The New York Times: Berkshire's Shiny New Holding
In Q4, Berkshire initiated a new position in The New York Times (NYSE: NYT), buying nearly 5.1 million shares. While notable, the stake is relatively small compared with the size of Berkshire's overall portfolio.
At the end of Q4 the position was worth roughly $352 million, or about 0.13% of Berkshire's equity holdings.
NYT shares performed well in Q4, rising roughly 21%, and the stock has continued higher into 2026. NYT's November earnings report was a key catalyst for the rally.
That quarter the company added 460,000 net new digital subscribers, a 77% year-over-year increase. Digital advertising revenue also grew by 20%, accelerating each quarter since Q4 2023 and reaching 25% in NYT's latest earnings.
Berkshire's purchase signals confidence in NYT's digital transformation, which has made meaningful progress.
Berkshire Reduces Apple Stake, Trims Several Key Names
Berkshire trimmed its stake in Apple (NASDAQ: AAPL) by about 4% during Q4, continuing a recent pattern of selling the iPhone maker. In Q2 2025 the firm reduced Apple holdings by roughly 7%, and cut the position by 15% in Q3 2025.
Despite the reductions, Apple remained Berkshire's largest holding at nearly $62 billion at the end of Q4, representing almost 23% of its equity portfolio — indicating continued long-term confidence.
Other notable reductions included selling 48% of its stake in the Atlanta Braves (NASDAQ: BATRK), trimming Bank of America (NYSE: BAC) by 9%, and cutting Constellation Brands (NYSE: STZ) by 3%. The largest headline, however, was Berkshire's sale of hyperscaler and Magnificent Seven giant Amazon.com (NASDAQ: AMZN).
AMZN vs GOOGL: Berkshire Dumps One, Holds the Other Steady
During the quarter, Berkshire sold more than 7.7 million Amazon shares, cutting its holdings from 10 million to about 2.3 million shares — a roughly 77% reduction. That sale was abrupt compared with previous changes; Berkshire hadn't materially reduced its AMZN position since trimming 11 million to 10 million shares in Q3 2023.
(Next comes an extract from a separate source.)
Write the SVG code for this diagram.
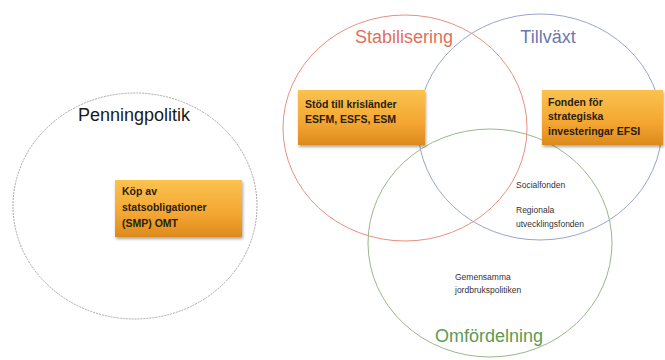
<svg xmlns="http://www.w3.org/2000/svg" width="665" height="360" viewBox="0 0 665 360">
  <defs>
    <linearGradient id="og" x1="0" y1="0" x2="0" y2="1">
      <stop offset="0" stop-color="#FBC24E"/>
      <stop offset="0.6" stop-color="#F3A632"/>
      <stop offset="1" stop-color="#DD8A1C"/>
    </linearGradient>
    <filter id="sh" x="-10%" y="-20%" width="125%" height="150%">
      <feGaussianBlur in="SourceAlpha" stdDeviation="1.5"/>
      <feOffset dx="1" dy="2"/>
      <feComponentTransfer><feFuncA type="linear" slope="0.35"/></feComponentTransfer>
      <feMerge><feMergeNode/><feMergeNode in="SourceGraphic"/></feMerge>
    </filter>
  </defs>
  <style>
    .ring { fill: none; stroke-width: 1; }
    .title { font-family: "Liberation Sans", Arial, sans-serif; font-size: 18px; text-anchor: middle; }
    .box { fill: url(#og); filter: url(#sh); }
    .bt { font-family: "Liberation Sans", Arial, sans-serif; font-size: 10.5px; font-weight: bold; fill: #2a2010; }
    .st { font-family: "Liberation Sans", Arial, sans-serif; font-size: 8.5px; fill: #333; }
  </style>
  <rect width="665" height="360" fill="#ffffff"/>

  <g id="penningpolitik">
    <ellipse class="ring" cx="135" cy="206" rx="122" ry="113" stroke="#a8a8a8" stroke-dasharray="2 1"/>
    <text class="title" x="134" y="121" fill="#1a1a1a">Penningpolitik</text>
    <rect class="box" x="115" y="180" width="127" height="57"/>
    <text class="bt" x="122" y="195">Köp av</text>
    <text class="bt" x="122" y="211">statsobligationer</text>
    <text class="bt" x="122" y="227">(SMP) OMT</text>
  </g>

  <g id="stabilisering">
    <ellipse class="ring" cx="405" cy="128" rx="122" ry="113" stroke="#E8907F"/>
    <text class="title" x="404" y="43" fill="#E0705C">Stabilisering</text>
  </g>

  <g id="tillvaxt">
    <ellipse class="ring" cx="540" cy="127" rx="122" ry="113" stroke="#9AA4CC"/>
    <text class="title" x="548" y="43" fill="#6B78AE">Tillväxt</text>
  </g>

  <g id="omfordelning">
    <ellipse class="ring" cx="490" cy="243" rx="122" ry="114" stroke="#98B88A"/>
    <text class="title" x="489" y="342" fill="#5E9A52">Omfördelning</text>
  </g>

  <g id="stod">
    <rect class="box" x="298" y="90" width="127" height="55"/>
    <text class="bt" x="305" y="108">Stöd till krisländer</text>
    <text class="bt" x="305" y="123">ESFM, ESFS, ESM</text>
  </g>

  <g id="fonden">
    <rect class="box" x="542" y="90" width="121" height="55"/>
    <text class="bt" x="548" y="106">Fonden för</text>
    <text class="bt" x="548" y="120">strategiska</text>
    <text class="bt" x="548" y="135">investeringar EFSI</text>
  </g>

  <g id="socialfonden">
    <text class="st" x="516" y="188">Socialfonden</text>
  </g>
  <g id="regionala">
    <text class="st" x="516" y="213">Regionala</text>
    <text class="st" x="516" y="227">utvecklingsfonden</text>
  </g>
  <g id="jordbruk">
    <text class="st" x="455" y="280">Gemensamma</text>
    <text class="st" x="455" y="293">jordbrukspolitiken</text>
  </g>

  <g id="connectors"></g>
</svg>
There are several possible reasons for the dramatic reduction. Amazon reached an all-time closing high of $254 in Q4 and has since fallen roughly 20%, and Berkshire may have taken profits near those peak levels. Another factor could be Amazon's aggressive capital expenditure outlook: the company plans about $200 billion in CapEx for 2026, the highest among hyperscalers and roughly $50 billion above analyst expectations. That guidance helped put downward pressure on Amazon's share price after its latest earnings.
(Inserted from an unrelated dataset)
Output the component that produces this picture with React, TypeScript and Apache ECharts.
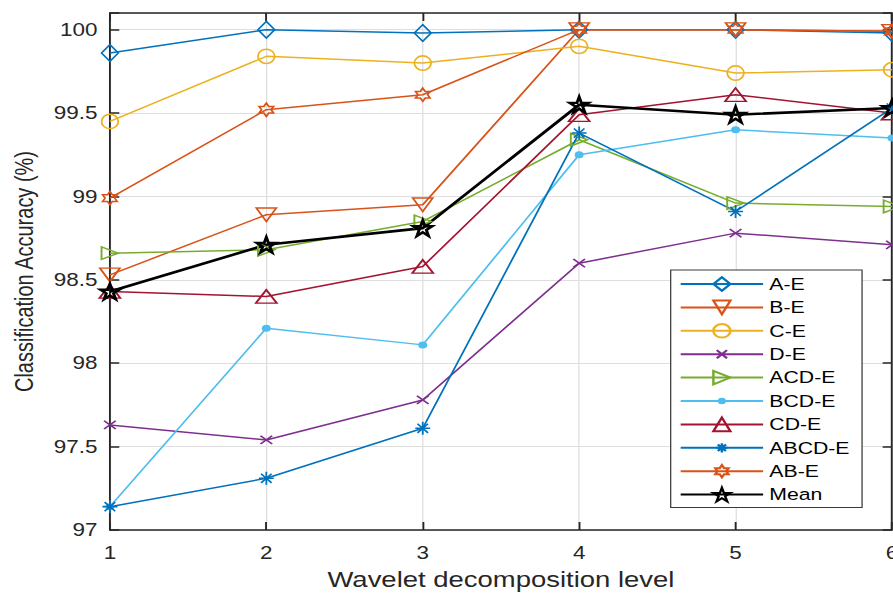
import React, { useEffect, useRef } from 'react';
import * as echarts from 'echarts';

// ---------------- data ----------------
const levels = [1, 2, 3, 4, 5, 6];
const xTickLabels = ['1', '2', '3', '4', '5', '6'];
const yTickLabels = ['97', '97.5', '98', '98.5', '99', '99.5', '100'];
const seriesNames = ['A-E', 'B-E', 'C-E', 'D-E', 'ACD-E', 'BCD-E', 'CD-E', 'ABCD-E', 'AB-E', 'Mean'];

const accAE = [99.86, 100.0, 99.98, 100.0, 100.0, 99.98];
const accBE = [98.53, 98.89, 98.95, 100.0, 100.0, 99.99];
const accCE = [99.45, 99.84, 99.8, 99.9, 99.74, 99.76];
const accDE = [97.63, 97.54, 97.78, 98.6, 98.78, 98.71];
const accACDE = [98.66, 98.68, 98.85, 99.34, 98.96, 98.94];
const accBCDE = [97.14, 98.21, 98.11, 99.25, 99.4, 99.35];
const accCDE = [98.43, 98.4, 98.58, 99.49, 99.61, 99.5];
const accABCDE = [97.14, 97.31, 97.61, 99.38, 98.91, 99.53];
const accABE = [98.99, 99.52, 99.61, 100.0, 100.0, 99.99];
const accMean = [98.43, 98.71, 98.81, 99.55, 99.49, 99.53];

const allValues = [accAE, accBE, accCE, accDE, accACDE, accBCDE, accCDE, accABCDE, accABE, accMean];

// ---------------- marker shapes ----------------
const f = (n: number) => n.toFixed(2);
const poly = (pts: number[][]) => 'M' + pts.map((p) => f(p[0]) + ',' + f(p[1])).join('L') + 'Z';
const starPts = (n: number, R: number, r: number, startDeg: number) => {
  const pts: number[][] = [];
  for (let i = 0; i < 2 * n; i++) {
    const a = ((startDeg + (i * 180) / n) * Math.PI) / 180;
    const rad = i % 2 === 0 ? R : r;
    pts.push([10 + rad * Math.cos(a), 10 + rad * Math.sin(a)]);
  }
  return pts;
};
const BOX = 'M0,0M20,20';
const SYM_DIAMOND = 'path://M10,0L20,10L10,20L0,10Z';
const SYM_DOWN = 'path://M0,0L20,0L10,20Z';
const SYM_CIRCLE = 'path://M0,10A10,10,0,1,1,20,10A10,10,0,1,1,0,10Z';
const SYM_X = 'path://' + BOX + 'M4,4L16,16M16,4L4,16';
const SYM_RIGHT = 'path://M0,0L20,10L0,20Z';
const SYM_DOT = 'path://' + BOX + 'M5.2,10A4.8,4.8,0,1,1,14.8,10A4.8,4.8,0,1,1,5.2,10Z';
const SYM_UP = 'path://M10,0L20,20L0,20Z';
const SYM_AST = 'path://' + BOX + 'M10,3.2L10,16.8M3.2,10L16.8,10M5.19,5.19L14.81,14.81M14.81,5.19L5.19,14.81';
const SYM_HEX = 'path://' + BOX + poly(starPts(6, 9, 5.196, -90));
const SYM_PENT = 'path://' + poly(starPts(5, 10, 3.82, -90));

const styles: any[] = [
  { color: '#0072BD', symbol: SYM_DIAMOND, size: [13.4, 16.7] },
  { color: '#D95319', symbol: SYM_DOWN, size: [16, 13.5] },
  { color: '#EDB120', symbol: SYM_CIRCLE, size: [13.4, 14.3] },
  { color: '#7E2F8E', symbol: SYM_X, size: [15.6, 13.8] },
  { color: '#77AC30', symbol: SYM_RIGHT, size: [13.4, 12.5] },
  { color: '#4DBEEE', symbol: SYM_DOT, size: [15, 14.6], filled: true },
  { color: '#A2142F', symbol: SYM_UP, size: [16.8, 13.3] },
  { color: '#0072BD', symbol: SYM_AST, size: [17.6, 19] },
  { color: '#D95319', symbol: SYM_HEX, size: [14.9, 14.8] },
  { color: '#000000', symbol: SYM_PENT, size: [15, 15.5], lineWidth: 2.6, borderWidth: 2.4 },
];

const FONT = '"Liberation Sans", Arial, Helvetica, sans-serif';
const TEXT = '#262626';
const GRID = '#dedede';
const INNER_W = 715;
const INNER_H = 593;
const STRETCH = 893 / INNER_W;

const yLabel = (v: number) => {
  const s = yTickLabels.find((t) => Math.abs(parseFloat(t) - v) < 1e-6);
  return s ?? '';
};
const xLabel = (v: number) => {
  const s = xTickLabels.find((t) => Math.abs(parseFloat(t) - v) < 1e-6);
  return s ?? '';
};

const axisLineStyle = { color: TEXT, width: 1.5 };

export default function App() {
  const ref = useRef<HTMLDivElement>(null);
  useEffect(() => {
    const el = ref.current!;
    const chart = echarts.init(el, null, { renderer: 'svg' });
    const option: any = {
      animation: false,
      backgroundColor: '#ffffff',
      grid: { left: 88, right: 0.8, top: 13, bottom: 63, containLabel: false, outerBoundsMode: 'none' },
      legend: {
        show: true,
        orient: 'vertical',
        left: 537,
        top: 270,
        itemWidth: 66,
        itemHeight: 17,
        itemGap: 6.4,
        padding: [5.5, 10, 4.5, 7],
        backgroundColor: '#ffffff',
        borderColor: '#3a3a3a',
        borderWidth: 1,
        borderRadius: 0,
        selectedMode: false,
        textStyle: { fontSize: 17, color: '#000', fontFamily: FONT },
        data: seriesNames,
      },
      xAxis: [
        {
          type: 'value',
          min: 1,
          max: 6,
          interval: 1,
          position: 'bottom',
          name: 'Wavelet decomposition level',
          nameLocation: 'middle',
          nameGap: 38,
          nameTextStyle: { fontSize: 22, color: TEXT, fontFamily: FONT },
          axisLine: { show: true, onZero: false, lineStyle: axisLineStyle },
          axisTick: { show: true, inside: true, length: 8, lineStyle: axisLineStyle },
          axisLabel: { show: true, margin: 14, fontSize: 18, color: TEXT, fontFamily: FONT, formatter: xLabel },
          splitLine: { show: true, lineStyle: { color: GRID, width: 1 } },
        },
        {
          type: 'value',
          min: 1,
          max: 6,
          interval: 1,
          position: 'top',
          axisLine: { show: true, onZero: false, lineStyle: axisLineStyle },
          axisTick: { show: true, inside: true, length: 8, lineStyle: axisLineStyle },
          axisLabel: { show: false },
          splitLine: { show: false },
        },
      ],
      yAxis: [
        {
          type: 'value',
          min: 97,
          max: 100.1,
          interval: 0.5,
          position: 'left',
          name: 'Classification Accuracy (%)',
          nameLocation: 'middle',
          nameGap: 58,
          nameTextStyle: { fontSize: 20, color: TEXT, fontFamily: FONT },
          axisLine: { show: true, onZero: false, lineStyle: axisLineStyle },
          axisTick: { show: true, inside: true, length: 7.5, lineStyle: axisLineStyle },
          axisLabel: { show: true, margin: 10, fontSize: 18, color: TEXT, fontFamily: FONT, formatter: yLabel },
          splitLine: { show: true, lineStyle: { color: GRID, width: 1 } },
        },
        {
          type: 'value',
          min: 97,
          max: 100.1,
          interval: 0.5,
          position: 'right',
          axisLine: { show: true, onZero: false, lineStyle: axisLineStyle },
          axisTick: { show: true, inside: true, length: 7.5, lineStyle: axisLineStyle },
          axisLabel: { show: false },
          splitLine: { show: false },
        },
      ],
      series: seriesNames.map((name, i) => {
        const st = styles[i];
        return {
          name,
          type: 'line',
          xAxisIndex: 0,
          yAxisIndex: 0,
          data: levels.map((x, j) => [x, allValues[i][j]]),
          symbol: st.symbol,
          symbolSize: st.size,
          showSymbol: true,
          showAllSymbol: true,
          clip: false,
          lineStyle: { color: st.color, width: st.lineWidth ?? 1.5 },
          itemStyle: st.filled
            ? { color: st.color, borderWidth: 0 }
            : { color: 'transparent', borderColor: st.color, borderWidth: st.borderWidth ?? 1.5 },
          emphasis: { disabled: true },
        };
      }),
    };
    chart.setOption(option);
    return () => chart.dispose();
  }, []);

  return (
    <div
      ref={ref}
      style={{
        position: 'absolute',
        left: 0,
        top: 0,
        width: INNER_W,
        height: INNER_H,
        transform: `scaleX(${STRETCH})`,
        transformOrigin: '0 0',
      }}
    />
  );
}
By contrast, Berkshire left its position in Amazon's cloud rival, Google parent company Alphabet (NASDAQ: GOOGL), unchanged. Alphabet also reached new highs in Q4, suggesting Berkshire is relatively more confident in Google's cloud and artificial intelligence strategy than in Amazon's.
Analyst Forecasts Clash with Berkshire's Long-Term Perspective
Overall, the most interesting takeaway from Berkshire's Q4 13F is not only what the firm bought and sold, but what it chose to hold. Selling Amazon while maintaining its Google stake indicates a clear preference for the latter.
That preference contrasts with some analyst forecasts. The consensus price target for AMZN implies roughly 43% upside, while the consensus target for GOOGL implies about 20% upside. Keep in mind these are 12-month forecasts; Berkshire, by contrast, typically invests with a multi-year horizon and appears to be signaling where it sees long-term value.